例えば、「営業職⇒介護職⇒コールセンター⇒営業職⇒飲食業界の店長職」のように、前職での経験やスキルを活かそうとしない転職をします。
優秀でないジョブホッパーは、明確なキャリアプランもなく場当たり的に転職を繰り返しているため、キャリアに一貫性がないのです。
雇用形態にこだわらない
優秀でないジョブホッパーは、雇用形態にこだわらない傾向にあります。
人によって適した雇用形態は異なりますが、優秀なジョブホッパーは、自分の価値観に合った働き方を理解し、それにマッチした転職先を選びます。
しかし、優秀でないジョブホッパーは無計画に転職をするため、「正社員⇒アルバイト⇒派遣社員⇒アルバイト」など、雇用形態にも一貫性がありません。
転職ごとに年収がダウンする
優秀なジョブホッパーは、キャリアプランを実現するために必要なスキルなどを身につけ、自分の市場価値を着実に上げていきます。

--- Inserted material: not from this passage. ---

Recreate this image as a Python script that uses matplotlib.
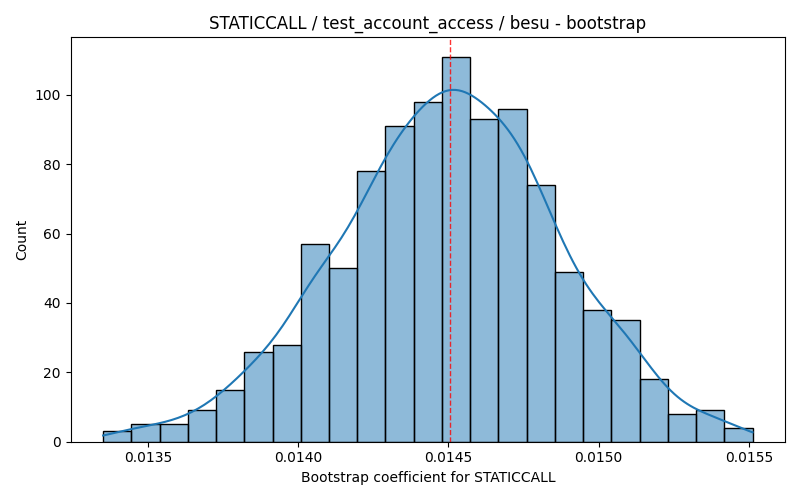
import numpy as np
import matplotlib
matplotlib.use("Agg")
import matplotlib.pyplot as plt
import seaborn as sns

# Histogram counts
counts = [3, 5, 5, 9, 15, 26, 28, 57, 50, 78, 91, 98, 111, 93, 96, 74, 49, 38, 35, 18, 8, 9, 4]
x_min = 0.013351
x_max = 0.0155125
mean_value = 0.014507

edges = np.linspace(x_min, x_max, len(counts) + 1)
centers = (edges[:-1] + edges[1:]) / 2
samples = np.repeat(centers, counts)

fig, ax = plt.subplots(figsize=(8, 5), dpi=100)
sns.histplot(x=samples, bins=edges, kde=True, ax=ax, edgecolor="black",
             kde_kws={"cut": 3, "clip": (x_min, x_max)})
ax.axvline(mean_value, color="red", linestyle="--", linewidth=1, alpha=0.8)
ax.set_title("STATICCALL / test_account_access / besu - bootstrap")
ax.set_xlabel("Bootstrap coefficient for STATICCALL")
ax.set_ylabel("Count")
fig.tight_layout()
fig.savefig("out.png")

そのため、転職するごとに年収がアップしていきますが、そうでないジョブホッパーは、無計画に転職を繰り返します。
前職の経験やスキルを活かせない、場当たり的な転職を繰り返していると、いつまで経ってもスキルが身に付きません。
自分の市場価値も上がりませんし、一貫性のないキャリアを持つ人は避けられるため、必然的に高待遇の求人から縁遠くなってしまいます。
こうして負のループに陥っていくため、優秀でないジョブホッパーは、転職するごとに年収がダウンしていくのです。
優秀なジョブホッパーを見極めるには
転職回数の多い応募者が、どちらのジョブホッパーに該当するのかを見極めるには、
- 転職理由
- 失敗や苦労した経験と、それをどのように乗り越えたか
- 今後のキャリアビジョン
をヒアリングしましょう。
「明確なキャリアビジョンがない」、「転職理由が薄い・ネガティブ」、「挫折を乗り越えた経験を語れない」などの場合、優秀なジョブホッパーではない可能性が高いです。
また、豊富な面接経験から受け答えが上手な人もいるため、「なぜ?」「どのように?」といった質問を投げかけて、深堀りしていきましょう。
ジョブホッパーの種類を見極めることが重要
ご紹介してきた通り、ジョブホッパーには「優秀なジョブホッパー」と「そうでないジョブホッパー」がいます。
「転職回数が多い」という理由だけで採用対象から外してしまうのは、優秀な人材の取りこぼしにつながるため、得策ではありません。
両者には、「計画性の有無」という大きな違いがあるため、面接からしっかりと応募者の見極めを行うことが重要です。